Well you are correct, that's why if you discharge under a pretreatment permit you are not discharging hazardous waste.  Remember the first sentence in the exclusion:
Materials which are not solid wastes.
By discharging them under the pretreatment permit you keep them from becoming a solid waste.  To be a hazardous waste you must first be a solid waste.  No solid waste, no hazardous waste.

But it's a hazardous waste!  EPA said so in their Consent Decree!

Ahhh pilgrim, you are still not ready to jump down the rabbit hole.  RCRA-Land is a wonderful place once you accept its rules and thinking.  RCRA only has jurisdiction over hazardous waste.  Congress wrote a very specific definition of what a hazardous waste is, and that requires it to be a solid waste.  So although the EPA is willing to fine Air Products 1.5 million dollars, had they kept it from becoming a solid waste, they would have paid it little attention.

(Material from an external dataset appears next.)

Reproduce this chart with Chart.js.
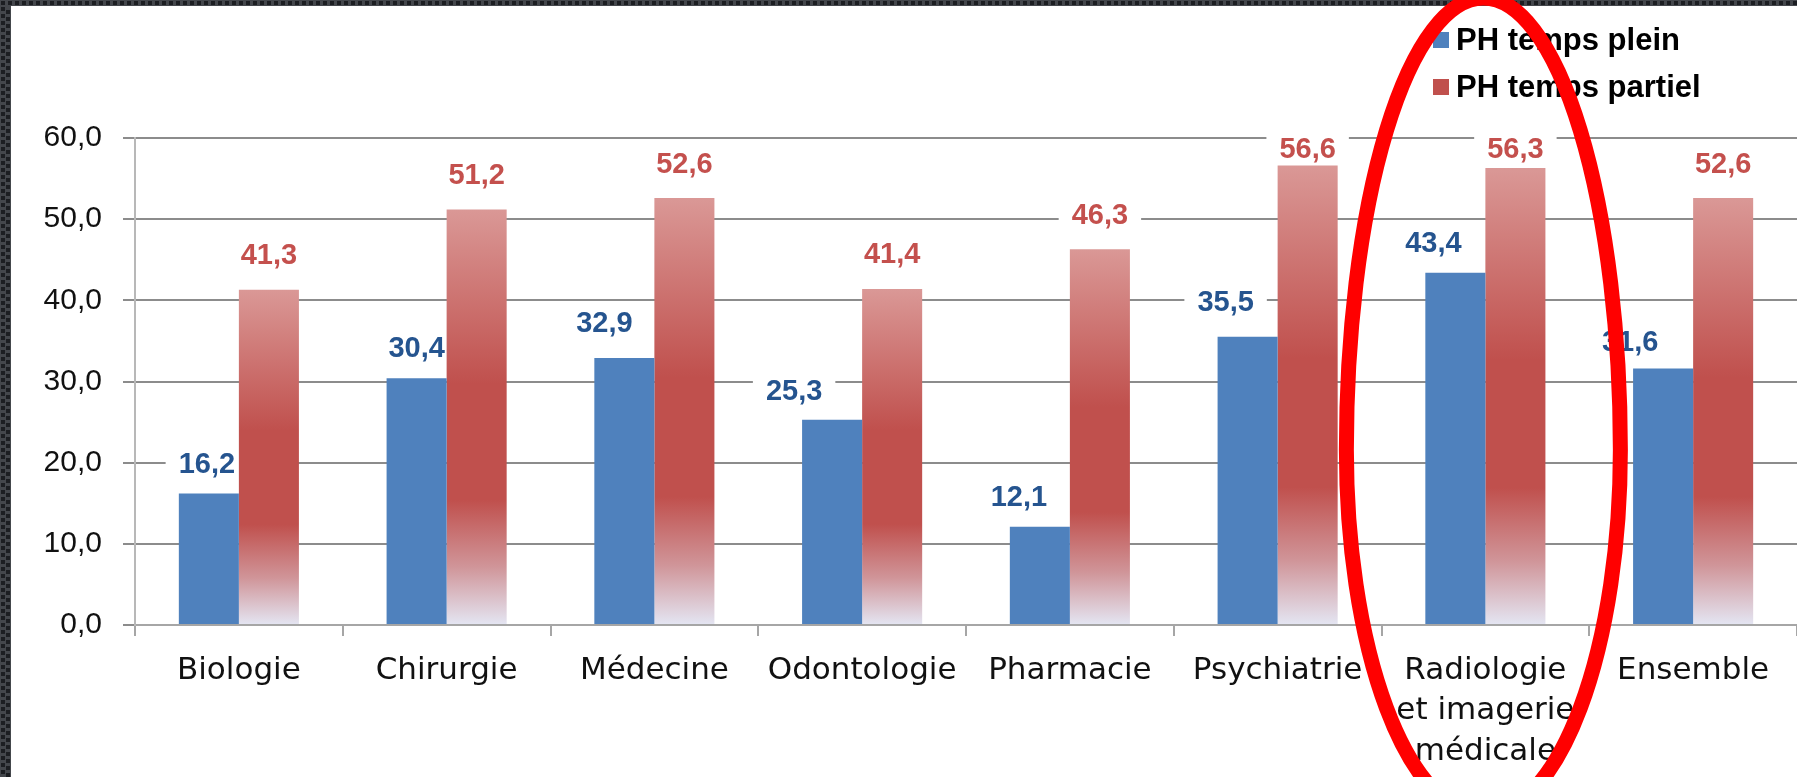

So you mean to tell me that the same material gets looked at differently depending on what you do with it?

Now you are catching on.  Bottom line for the EPA is to protect public health and the environment.  That's their mission.  But to do this they have to comply with the Law.  RCRA, in the case of hazardous waste, and the Clean Water Act (CWA) in the case of discharges.  Each one of these Laws required the EPA to develop regulations which had to be based on the intent of Congress.

Once a regulation is finalized, the EPA has to enforce it.  So in RCRA-Land the material makes you taller and in CWA-Land it makes you shorter.  In other words, if you come to a fork in the road, and you turn and end up in RCRA-Land you follow those rules, regardless of what you could do somewhere else.

Like I have said before, with RCRA, it's not about the hazard of the material but the definition.  With the CWA, it's all about the concentration of certain parameters being discharged.

Now whether or not this exclusion was available to Air Products is not known by me.  They may not have had a connection to the POTW or the POTW may have told them they don't want this waste.  But assuming otherwise, here is what might have happened had they pursued this exclusion.
  • The POTW would have prohibited them from discharging the sulfuric acid unless the pH was greater than five.
  • This could have been done a number of ways, but lets assume they decided to neutralize the sulfuric acid.  As long as they did it in a tank or container no RCRA permit would be required.
  • Prior to treatment, they would have generated a hazardous waste and all the applicable standards in 40 CFR 262 would come into play until it was discharged into the sewer.
None of this is a deal breaker, provided the POTW would take the treated sulfuric acid once neutralized.

This now leaves the 2,4-DNT that remains.  Because we do not know the concentration it would be hard to speculate.  However, as long as the POTW can treat the material they receive AND it will not violate their NPDES permit AND it will not mess up their sludge...the POTW can pretty much take anything they want

Including stuff that under RCRA would be considered a hazardous waste.